Y se detenía el tiempo para él cuando celebraba la Eucaristía y levantaba el pan o el vino consagrados y aguardaba unos instantes para que todos fueran conscientes de la fuerza de la presencia del Señor.

José María se ha llevado consigo el cariño y el respeto de un sinfín de personas a las que ha querido y que lo han querido, cientos de momentos que lo emocionaron, como el día que fue nombrado hermano honorario de la Hermandad Matriz de Almonte, o las veces que tuvo el regalo de presidir la misa en el santuario de la Reina marismeña, su gran amor.

Ahora se ha detenido el tiempo para él en la tierra, pero comienza un tiempo nuevo, el de la eternidad, que le permitirá gozar de la Virgen en el cielo para siempre.
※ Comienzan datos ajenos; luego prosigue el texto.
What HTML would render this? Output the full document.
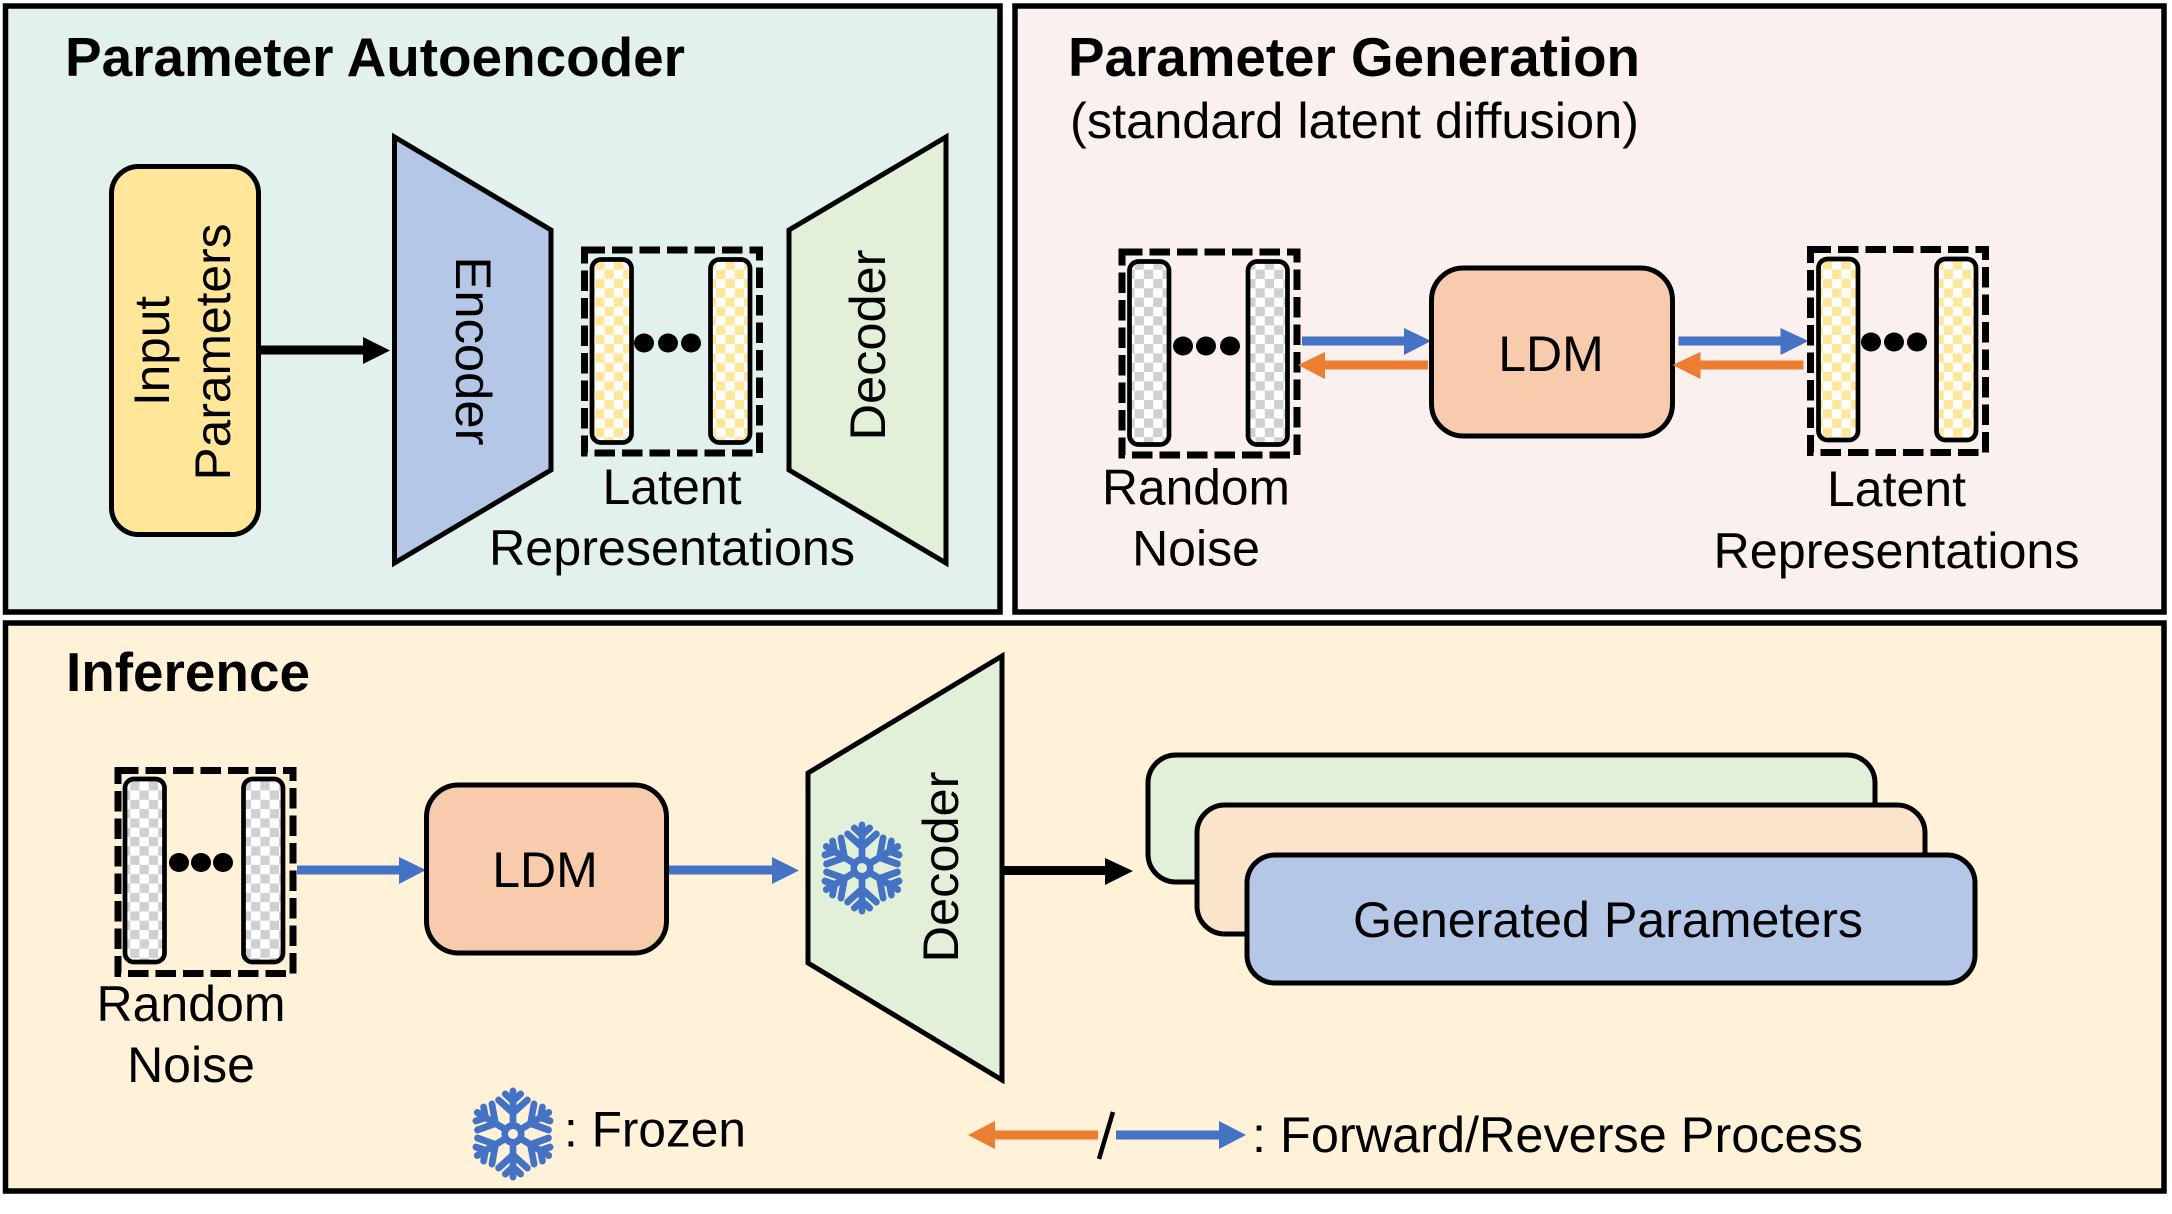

Ella, a la que tanto amó en la vida terrenal, lo conducirá a esas otras marismas de la que unas sevillanas nos dicen que “la Virgen distribuye a todos sus rocieros”.

Lo vamos a extrañar muchísimo, pero sentimos la alegría que él expresó en una de sus más recordadas composiciones:

“Tiempo detente,
que es tan grande el consuelo
que mi alma siente,
que duren mis anhelos eternamente…”


Y ahora sí, el Padre Quevedo comienza a vivir lo que tanto anhelaba.